Brexit batters UK consumer confidence, retailers worry over sterling
British consumer confidence suffered one of its biggest drops in 21 years and the country's largest department store expressed concern over the pound's fall, in the strongest evidence to date of the challenges Britain's economy faces after the Brexit vote.
The vote to leave the European Union has thrust Britain into its worst political crisis in modern times. Investors have warned that what was ranked as the world's fifth largest economy faces years of uncertainty over everything from trade to investment.
In a special post-referendum survey published on Friday, market research company GfK said consumer confidence fell 8 points to -9 in the aftermath of the June 23 vote from -1 in its previous regular monthly survey.
"During this period of uncertainty, we've seen a very significant drop in confidence, as is clear from the fact that every one of our key measures has fallen," said Joe Staton, Head of Market Dynamics at GfK.
The last time the index, which dates back to 1974, fell so steeply was in January 2011, and the last time it fell more was in December 1994.
Moody's credit rating agency said on Friday Britain faced a shock to confidence and almost halved its UK growth forecast for next year to 1.2 percent from 2.1 percent. Moody's also cautioned that the Brexit vote could potentially threaten the existence of the EU, which has a $16.5 trillion economy.
"The potential strengthening of nationalistic and protectionist movements could have a detrimental effect on the EU, even threatening its existence," the credit rating agency said.

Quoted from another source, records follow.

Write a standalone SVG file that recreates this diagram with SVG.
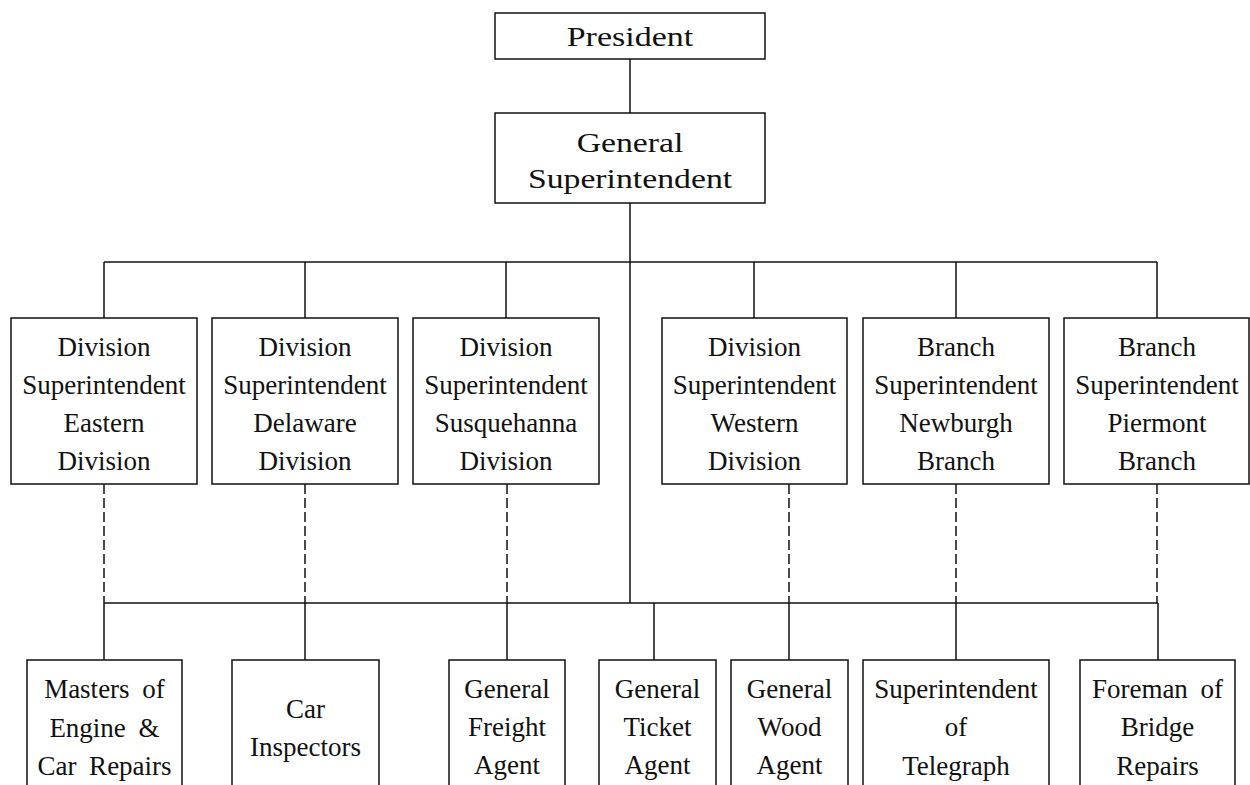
<svg xmlns="http://www.w3.org/2000/svg" width="1250" height="785" viewBox="0 0 1250 785">
<style>
  .box{fill:#fff;stroke:#111;stroke-width:1.5}
  .t{font-family:"Liberation Serif","Times New Roman",serif;font-size:27px;fill:#111;text-anchor:middle}
  .ws{word-spacing:6px}
  .ln{stroke:#111;stroke-width:1.5;fill:none}
  .dash{stroke:#111;stroke-width:1.5;fill:none;stroke-dasharray:10 4}
</style>
<rect width="1250" height="785" fill="#fff"/>
<g id="connectors">
  <line class="ln" x1="630" y1="59" x2="630" y2="113"/>
  <line class="ln" x1="630" y1="203" x2="630" y2="603"/>
  <line class="ln" x1="104" y1="262" x2="1157" y2="262"/>
  <line class="ln" x1="104" y1="262" x2="104" y2="318"/>
  <line class="ln" x1="305" y1="262" x2="305" y2="318"/>
  <line class="ln" x1="506" y1="262" x2="506" y2="318"/>
  <line class="ln" x1="754" y1="262" x2="754" y2="318"/>
  <line class="ln" x1="956" y1="262" x2="956" y2="318"/>
  <line class="ln" x1="1157" y1="262" x2="1157" y2="318"/>
  <line class="dash" x1="104" y1="484" x2="104" y2="603"/>
  <line class="dash" x1="305" y1="484" x2="305" y2="603"/>
  <line class="dash" x1="507" y1="484" x2="507" y2="603"/>
  <line class="dash" x1="789" y1="484" x2="789" y2="603"/>
  <line class="dash" x1="956" y1="484" x2="956" y2="603"/>
  <line class="dash" x1="1157" y1="484" x2="1157" y2="603"/>
  <line class="ln" x1="104" y1="603" x2="1158" y2="603"/>
  <line class="ln" x1="104" y1="603" x2="104" y2="660"/>
  <line class="ln" x1="305" y1="603" x2="305" y2="660"/>
  <line class="ln" x1="507" y1="603" x2="507" y2="660"/>
  <line class="ln" x1="654" y1="603" x2="654" y2="660"/>
  <line class="ln" x1="789" y1="603" x2="789" y2="660"/>
  <line class="ln" x1="956" y1="603" x2="956" y2="660"/>
  <line class="ln" x1="1158" y1="603" x2="1158" y2="660"/>
</g>
<g id="president">
  <rect class="box" x="495" y="13" width="270" height="46"/>
  <text class="t" transform="translate(630,46) scale(1.26,1)">President</text>
</g>
<g id="general-superintendent">
  <rect class="box" x="495" y="113" width="270" height="90"/>
  <text class="t" transform="translate(630,152) scale(1.25,1)">General</text>
  <text class="t" transform="translate(630,188) scale(1.25,1)">Superintendent</text>
</g>
<g id="div-eastern">
  <rect class="box" x="11" y="318" width="186" height="166"/>
  <text class="t" x="104" y="356">Division</text>
  <text class="t" x="104" y="394">Superintendent</text>
  <text class="t" x="104" y="432">Eastern</text>
  <text class="t" x="104" y="470">Division</text>
</g>
<g id="div-delaware">
  <rect class="box" x="212" y="318" width="186" height="166"/>
  <text class="t" x="305" y="356">Division</text>
  <text class="t" x="305" y="394">Superintendent</text>
  <text class="t" x="305" y="432">Delaware</text>
  <text class="t" x="305" y="470">Division</text>
</g>
<g id="div-susquehanna">
  <rect class="box" x="413" y="318" width="186" height="166"/>
  <text class="t" x="506" y="356">Division</text>
  <text class="t" x="506" y="394">Superintendent</text>
  <text class="t" x="506" y="432">Susquehanna</text>
  <text class="t" x="506" y="470">Division</text>
</g>
<g id="div-western">
  <rect class="box" x="662" y="318" width="185" height="166"/>
  <text class="t" x="754.5" y="356">Division</text>
  <text class="t" x="754.5" y="394">Superintendent</text>
  <text class="t" x="754.5" y="432">Western</text>
  <text class="t" x="754.5" y="470">Division</text>
</g>
<g id="branch-newburgh">
  <rect class="box" x="863" y="318" width="186" height="166"/>
  <text class="t" x="956" y="356">Branch</text>
  <text class="t" x="956" y="394">Superintendent</text>
  <text class="t" x="956" y="432">Newburgh</text>
  <text class="t" x="956" y="470">Branch</text>
</g>
<g id="branch-piermont">
  <rect class="box" x="1064" y="318" width="185" height="166"/>
  <text class="t" x="1157" y="356">Branch</text>
  <text class="t" x="1157" y="394">Superintendent</text>
  <text class="t" x="1157" y="432">Piermont</text>
  <text class="t" x="1157" y="470">Branch</text>
</g>
<g id="masters">
  <rect class="box" x="27" y="660" width="155" height="140"/>
  <text class="t ws" x="104.5" y="698">Masters of</text>
  <text class="t ws" x="104.5" y="737">Engine &amp;</text>
  <text class="t ws" x="104.5" y="775">Car Repairs</text>
</g>
<g id="car-inspectors">
  <rect class="box" x="232" y="660" width="147" height="140"/>
  <text class="t" x="305.5" y="718">Car</text>
  <text class="t" x="305.5" y="756">Inspectors</text>
</g>
<g id="freight-agent">
  <rect class="box" x="449" y="660" width="116" height="140"/>
  <text class="t" x="507" y="698">General</text>
  <text class="t" x="507" y="736">Freight</text>
  <text class="t" x="507" y="774">Agent</text>
</g>
<g id="ticket-agent">
  <rect class="box" x="599" y="660" width="117" height="140"/>
  <text class="t" x="657.5" y="698">General</text>
  <text class="t" x="657.5" y="736">Ticket</text>
  <text class="t" x="657.5" y="774">Agent</text>
</g>
<g id="wood-agent">
  <rect class="box" x="731" y="660" width="117" height="140"/>
  <text class="t" x="789.5" y="698">General</text>
  <text class="t" x="789.5" y="736">Wood</text>
  <text class="t" x="789.5" y="774">Agent</text>
</g>
<g id="telegraph">
  <rect class="box" x="863" y="660" width="186" height="140"/>
  <text class="t" x="956" y="698">Superintendent</text>
  <text class="t" x="956" y="736">of</text>
  <text class="t" x="956" y="775">Telegraph</text>
</g>
<g id="bridge-repairs">
  <rect class="box" x="1080" y="660" width="155" height="140"/>
  <text class="t ws" x="1157.5" y="698">Foreman of</text>
  <text class="t" x="1157.5" y="736">Bridge</text>
  <text class="t" x="1157.5" y="775">Repairs</text>
</g>
</svg>
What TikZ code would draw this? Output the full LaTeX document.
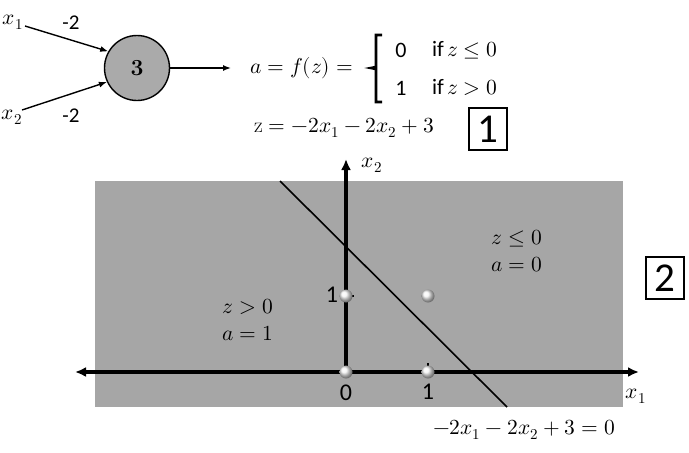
\documentclass[tikz,border=0pt]{standalone}
\usepackage{fontspec}
\usepackage{unicode-math}
\newfontfamily\calib{Carlito}
\usetikzlibrary{arrows.meta}
\definecolor{neurong}{RGB}{170,170,170}
\definecolor{plotg}{RGB}{166,166,166}
\tikzset{
  mth/.style={font=\fontsize{21.5}{25}\selectfont, inner sep=0pt},
  cal/.style={font=\calib\fontsize{22}{25}\selectfont, inner sep=0pt},
  wlab/.style={font=\calib\fontsize{21}{24}\selectfont, inner sep=0pt},
  axlab/.style={font=\calib\fontsize{24}{27}\selectfont, inner sep=0pt},
  boxnum/.style={draw, line width=1.8pt, font=\calib\fontsize{41}{44}\selectfont, minimum width=38pt, minimum height=42pt, inner sep=0pt},
  conn/.style={line width=1.4pt, -{Latex[length=8pt,width=6pt]}},
  axis/.style={line width=3.4pt},
  ballpt/.style={circle, minimum size=13pt, inner sep=0pt, ball color=white!92!gray, shading=ball},
}
\begin{document}
\begin{tikzpicture}[x=1pt,y=-1pt]
\useasboundingbox (0,0) rectangle (689,453);
% neuron
\node[circle, draw, line width=1.4pt, fill=neurong, minimum size=65pt, inner sep=0pt, font=\bfseries\fontsize{23}{26}\selectfont] (n) at (137,68) {3};
\node[mth] (x1) at (13,22) {$x_1$};
\node[mth] (x2) at (12,117) {$x_2$};
\coordinate (x1e) at (25,26);
\coordinate (x2e) at (22,110);
\draw[conn] (x1e) -- (n.150);
\draw[conn] (x2e) -- (n.205);
\node[wlab] (w1) at (71,23) {-2};
\node[wlab] (w2) at (71,116) {-2};
\coordinate (out) at (231,68);
\draw[conn] (n.east) -- (out);
% activation
\node[mth, anchor=west] (af) at (250,68) {$a=f(z)=$};
\draw[line width=2.6pt, line join=miter] (382,35) -- (376,35) -- (376,67) -- (371,68) -- (376,69) -- (376,102) -- (382,102);
\node[cal] (c0) at (401,50) {0};
\node[cal] (c1) at (401,88) {1};
\node[anchor=west, inner sep=0pt] (i0) at (432,50) {{\calib\fontsize{22}{25}\selectfont if} \fontsize{21.5}{25}\selectfont$z\leq 0$};
\node[anchor=west, inner sep=0pt] (i1) at (432,88) {{\calib\fontsize{22}{25}\selectfont if} \fontsize{21.5}{25}\selectfont$z> 0$};
\node[mth, anchor=west] (zeq) at (254,128) {$\mathrm{z}=-2x_1-2x_2+3$};
\node[boxnum] (b1) at (488,129) {1};
% plot
\fill[plotg] (95,181) rectangle (623,407);
\coordinate (o) at (346,372);
\coordinate (xl) at (75,372);
\coordinate (xr) at (639,372);
\coordinate (yt) at (346,159);
\draw[axis, {Latex[length=11pt,width=10pt]}-{Latex[length=11pt,width=10pt]}] (xl) -- (xr);
\draw[axis, -{Latex[length=11pt,width=10pt]}] (o) -- (yt);
\coordinate (lt) at (280,181);
\coordinate (lb) at (507,407);
\draw[line width=1.6pt] (lt) -- (lb);
\draw[line width=1.5pt] (346,296) -- (354,296);
\draw[line width=1.5pt] (428,363) -- (428,372);
\node[ballpt] (p00) at (346,372) {};
\node[ballpt] (p01) at (346,296) {};
\node[ballpt] (p11) at (428,296) {};
\node[ballpt] (p10) at (428,372) {};
\node[axlab] (l0) at (346,393) {0};
\node[axlab] (l1) at (428,392) {1};
\node[axlab] (ly1) at (332,295) {1};
\node[mth] (x2l) at (372,165) {$x_2$};
\node[mth] (x1l) at (636,396) {$x_1$};
\node[mth] (r0a) at (517,239) {$z\leq 0$};
\node[mth] (r0b) at (517,265) {$a=0$};
\node[mth] (r1a) at (248,307) {$z>0$};
\node[mth] (r1b) at (248,333) {$a=1$};
\node[boxnum] (b2) at (665,278) {2};
\node[mth] (leq) at (524,430) {$-2x_1-2x_2+3=0$};
\end{tikzpicture}
\end{document}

It expected global spillovers to be limited, however.
With households and investors left guessing about what the future relationship with the EU will look like, sterling has suffered its worst three-week performance against the U.S. dollar since 1992 when Britain crashed out of the pre-euro Exchange Rate Mechanism.
Sterling dipped under $1.30 this week the first time since 1985. It was trading as high as $1.50 just hours after voting ended in the referendum.
Amid the turmoil, Bank of England Governor Mark Carney said on June 30 that the central bank would probably need to pump more stimulus into Britain's economy over the summer.
The Bank's rate setting committee is due to make its monthly policy announcement on Thursday. Most economists polled by Reuters expect it to hold off on any action until it releases new economic forecasts in August.